В то время как русская душа в титанической борьбе с колоссальными армиями трех государств являет один за другим величайшие подвиги беззаветного мужества и разверстывает в ослепительном напряжении светлую мощь и сталь солнечного духа своего, — в это время Бердяев вдруг находит уместным говорить о ‘вечно-бабьем в русской душе’, т. е. на ‘свадьбе’ о ‘похоронах’, и даже больше: на сговоре о каких-то воздушных женишках, и даже больше: на сговоре о каких-то воздушных женишках.
По поднебесью много летает стихийных или даже люциферических (‘светоносных’) духов, которые ищут русской души. ‘Гоголем’ ходят, прихорашиваются, заклятьями заклинают. Все напрасно. У русской земли горнее обручение в эфирных планах в глубине времен уже совершилось. Единый жених русской души — Христос, и свидетели этого — святые, тайные кормчие русской истории.

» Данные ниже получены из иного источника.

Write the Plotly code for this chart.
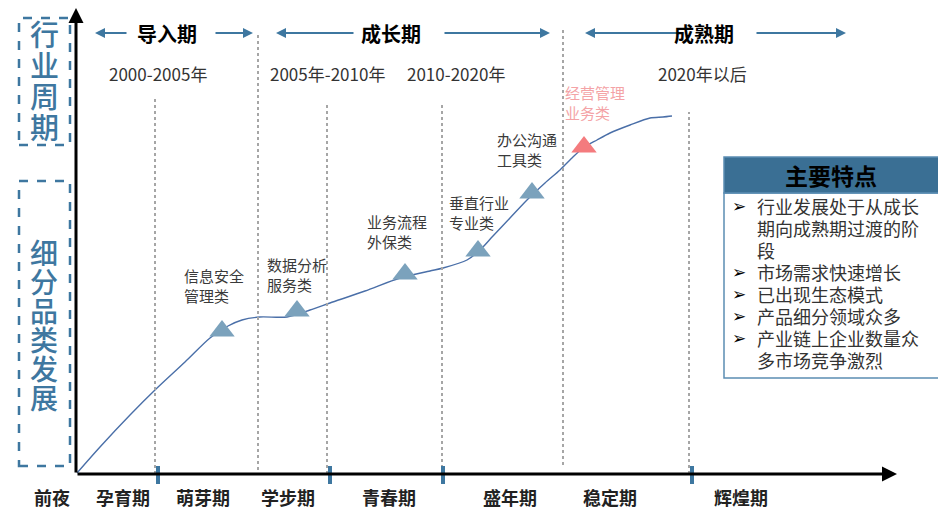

Примечания Владимира Францевича Эрна

I Напр., многочисленные статьи в ‘Дне’ (Примечание В. Ф. Эрна).
II ‘По Звездам’. Спб. 1909, стр. 309. (Примечание В. Ф. Эрна).
III См. книги: ‘Борьба за Логос’ (1911) и ‘Г. С. Сковорода’ (1912). (Примечание В. Ф. Эрна).

Примечания издателя

Впервые: Биржевые ведомости. 1915. Утренний вып. — 30 января (No 14642). С. 2.
1 Валькирии (от древнескандинавского valkyria — выбирающая убитых) — девы-богини войны и победы у древних скандинавов, уносившие в небесное царство павших на поле брани героев.
2 Les extremites se touchent (фр.) — крайности сходятся.
3 Речь идет о статье Н. А. Бердяева ‘О вечно бабьем в русской душе’ (Биржевые ведомости. 1915. Утренний вып. — 14, 15 января (No 14610, 14612). С. 2. Вошла в книгу Бердяева ‘Судьба России’. М., 1918).
4 Demode (фр.) — вышедшее из моды, pompier (фр.) — банальное.
5 В. В. Розанов. Война 1914 года и Русское возрождение. Пг., 1914 (1915 гг. — 2-е изд.).
6 Голубкина Анна Семеновна (1864 — 1927) — русский скульптор. Ей принадлежит ряд скульптурных портретов русских философов, в том числе В. Ф. Эрна (не сохранился).
7 (др.-греч.), thymoeides (лат.) — смелость, отвага.
8 (др.-греч.), hegemonicon (лат.) — ведущее.
9 Pro domo mea (лат.) — ‘в защиту моего дома’, pro domo nostra (лат) — ‘в защиту нашего дома’, здесь: в защиту себя и единомышленников.